Все годы, что Амалия была вместе с бароном Крюденером, Тютчев почему-то подозревал, что ей чего-то не хватает, что она должна была получить от жизни значительно больше, чем имела.
Летом 1870 года они случайно встретились в Карлсбаде. Амалия была, как всегда, очаровательна. Может быть, тому причиной был находившийся при ней новый её муж – юный, стройный красавец генерал? А может, потому, что сам Фёдор Иванович уже тогда ощутил себя развалиною, которую обступили болезни, из-за которых он и приехал на модный европейский курорт? Но как бы то ни было, он вдруг почувствовал такой необыкновенный прилив сил, что, возвратившись после их встречи к себе в гостиничный номер, тут же присел к столу и взял в руку перо. Стихи полились просто и естественно, словно это была запись в дневнике:
Я встретил вас – и всё былое
В отжившем сердце ожило;
Я вспомнил время золотое —
И сердцу стало так тепло...
Тогда стояла поздняя осень. И потому в стихах возникло такое сравнение:
Как поздней осени порою
Бывают дни, бывает час,
Когда повеет вдруг весною
И что-то встрепенётся в нас,
Так, весь обвеян дуновеньем
Тех лет душевной полноты,
С давно забытым упоеньем
Смотрю на милые черты...
Как после вековой разлуки,
Гляжу на вас, как бы во сне, —
И вот – слышнее стали звуки,
Не умолкавшие во мне...
Сейчас он смотрел на неё вновь с тем же упоением, словно тот сон длился и теперь. Но теперь виной тому было не просто волнение – отказывало зрение. Однако память не могла подвести: Амалия была вновь перед ним такою же, как и пятьдесят лет назад, во дни их пламенной любви.
Тут не одно воспоминанье,
Тут жизнь заговорила вновь, —
И то же в вас очарованье,
И та ж в душе моей любовь!..
Амалия раскрыла сумочку и бережно извлекла из неё листок со стихами.

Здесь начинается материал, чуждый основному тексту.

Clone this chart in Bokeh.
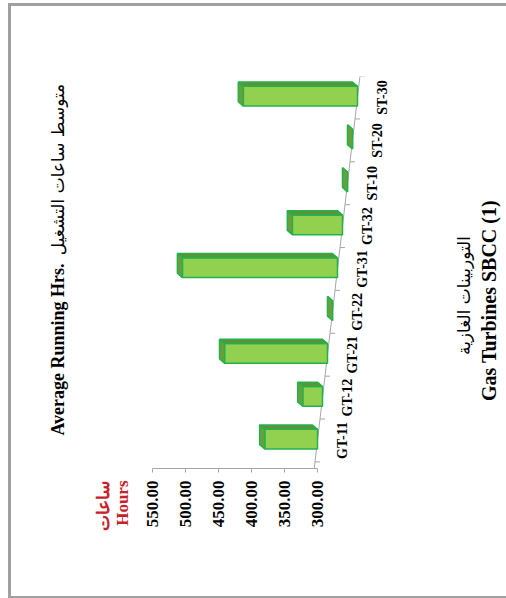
from math import pi
from bokeh.plotting import figure
from bokeh.layouts import row
from bokeh.models import Range1d, FixedTicker, LinearAxis, NumeralTickFormatter
from bokeh.core.properties import value
from bokeh.embed import file_html
from bokeh.resources import INLINE

# ---- data ----
categories = ["GT-11", "GT-12", "GT-21", "GT-22", "GT-31", "GT-32", "ST-10", "ST-20", "ST-30"]
hours = [380, 330, 456, 300, 535, 376, 300, 300, 473]
value_ticks = [300, 350, 400, 450, 500, 550]
axis_min, axis_max = 300, 550

title_en = "Average Running Hrs."
title_ar = "متوسط ساعات التشغيل"
unit_en = "Hours"
unit_ar = "ساعات"
cat_title_en = "Gas Turbines SBCC (1)"
cat_title_ar = "التوربينات الغازية"

# ---- styles ----
FRONT = "#92D050"
TOP = "#62903A"
CAP = "#6E9E3C"
EDGE = "#22B24C"
AXIS = "#A6A6A6"
RED = "#C8202A"
BORDER = "#A0A0A0"
SERIF = "Liberation Serif"
ARAB = "DejaVu Sans"
H = 590
B_TOP, B_BOTTOM = 70, 128          # frame margins shared by all three panels
Y0, Y1 = B_BOTTOM, H - B_TOP       # side panels: y = 596 - page y


def blank(width):
    f = figure(width=width, height=H, x_range=Range1d(0, width), y_range=Range1d(Y0, Y1),
               output_backend="svg", toolbar_location=None,
               x_axis_location=None, y_axis_location=None,
               min_border_left=0, min_border_right=0,
               min_border_top=B_TOP, min_border_bottom=B_BOTTOM)
    f.outline_line_color = None
    f.xgrid.visible = False
    f.ygrid.visible = False
    return f


def vtext(f, x, y, text, font, size, color="black", bold=True):
    f.text(x=x, y=y, text=text, angle=pi / 2, text_align="center",
           text_baseline="middle", text_font=value(font), text_font_size=size,
           text_font_style="bold" if bold else "normal", text_color=color)


# ---- left panel: chart title + unit label ----
left = blank(127)
vtext(left, [46], [247], [title_en], SERIF, "18px")
vtext(left, [46], [427], [title_ar], ARAB, "17px", bold=False)

unit_pos = [92, 111]
unit_axis = LinearAxis(ticker=FixedTicker(ticks=unit_pos))
unit_axis.major_label_overrides = {unit_pos[0]: unit_ar, unit_pos[1]: unit_en}
unit_axis.major_label_orientation = pi / 2
unit_axis.axis_line_color = None
unit_axis.major_tick_line_color = None
unit_axis.minor_tick_line_color = None
unit_axis.major_tick_out = 0
unit_axis.major_tick_in = 0
unit_axis.major_label_standoff = 12
unit_axis.major_label_text_font = SERIF
unit_axis.major_label_text_font_style = "bold"
unit_axis.major_label_text_font_size = "17px"
unit_axis.major_label_text_color = RED
left.add_layout(unit_axis, "below")

# ---- main chart (rotated 3-D column chart) ----
PX_PER_UNIT = 0.66               # 165 px for 250 hours
skew = 5 / PX_PER_UNIT           # perspective shift of the floor per category (value units)
x_end = axis_min - 75 / PX_PER_UNIT
p = figure(width=302, height=H,
           x_range=Range1d(axis_max, x_end), y_range=Range1d(-0.654, 8.49),
           output_backend="svg", toolbar_location=None,
           x_axis_location=None, y_axis_location=None,
           min_border_left=14, min_border_right=48,
           min_border_top=B_TOP, min_border_bottom=B_BOTTOM)
p.outline_line_color = None
p.xgrid.visible = False
p.ygrid.visible = False

xaxis = LinearAxis(ticker=FixedTicker(ticks=value_ticks),
                   formatter=NumeralTickFormatter(format="0.00"),
                   bounds=(axis_min, axis_max))
xaxis.major_label_orientation = pi / 2
xaxis.axis_line_color = AXIS
xaxis.major_tick_line_color = AXIS
xaxis.major_tick_in = 0
xaxis.major_tick_out = 4
xaxis.minor_tick_line_color = None
xaxis.major_label_standoff = 8
xaxis.major_label_text_font = SERIF
xaxis.major_label_text_font_style = "bold"
xaxis.major_label_text_font_size = "17px"
xaxis.major_label_text_color = "black"
p.add_layout(xaxis, "below")

idx = list(range(len(categories)))


def floor(y):
    return axis_min - skew * y


# slanted category axis (floor edge) with ticks between categories
y_lo, y_hi = -0.654, 8.6
p.line(x=[floor(y_lo), floor(y_hi)], y=[y_lo, y_hi], line_color=AXIS, line_width=1)
tick_y = [i - 0.5 for i in range(len(categories) + 1)]
tick_len = 5 / PX_PER_UNIT
p.segment(x0=[floor(y) for y in tick_y], y0=tick_y,
          x1=[floor(y) - tick_len for y in tick_y], y1=tick_y,
          line_color=AXIS, line_width=1)

# category labels along the slanted axis
label_off = 25 / PX_PER_UNIT
vtext(p, [floor(i) - label_off for i in idx], idx, categories, SERIF, "14px")

# 3D-looking bars: front face, top strip, end cap
dv = 7.6   # depth in value units
dy = 0.10  # depth in category units
lo, hi = -0.2, 0.26
base = [floor(i) for i in idx]
ends = [h - axis_min + b for h, b in zip(hours, base)]
p.quad(left=base, right=ends, bottom=[i + lo for i in idx], top=[i + hi for i in idx],
       fill_color=FRONT, line_color=EDGE, line_width=1.5)
top_xs = [[b, e, e + dv, b + dv] for b, e in zip(base, ends)]
top_ys = [[i + hi, i + hi, i + hi + dy, i + hi + dy] for i in idx]
p.patches(top_xs, top_ys, fill_color=TOP, line_color=EDGE, line_width=1.5)
cap_xs = [[e, e + dv, e + dv, e] for e in ends]
cap_ys = [[i + lo, i + lo + dy, i + hi + dy, i + hi] for i in idx]
p.patches(cap_xs, cap_ys, fill_color=CAP, line_color=EDGE, line_width=1.5)

# ---- right panel: category title ----
right = blank(66)
vtext(right, [48], [296], [cat_title_en], SERIF, "20px")
vtext(right, [23], [301], [cat_title_ar], ARAB, "17px", bold=False)

layout = row(left, p, right, styles={"border-left": f"3px solid {BORDER}",
                                      "border-top": f"3px solid {BORDER}",
                                      "border-bottom": f"2px solid {BORDER}",
                                      "margin-left": "8px", "margin-top": "3px"})

open("out.html", "w").write(file_html(layout, INLINE))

– Вот строки, написанные тобою тогда, в Карлсбаде. Я храню их как величайшую драгоценность, нет – как святыню. Ты, именно ты, Теодор, сделал меня счастливой, посвятив мне эти восхитительные стихи. И потому я не знаю на всей земле ни одной другой женщины, которая была бы счастлива, как я.
И она, склонившись к нему, нежно его поцеловала.
– О, ты не знаешь, моя милая Амалия, что ты совершила своим приходом ко мне! В твоём лице прошлое лучших моих лет явилось дать мне прощальный поцелуй. Значит, я не напрасно прожил такую длинную жизнь. Время золотое было подарено мне в начале и, получается, в самом конце моего бытия. А может ли быть что-либо значительнее такого дара?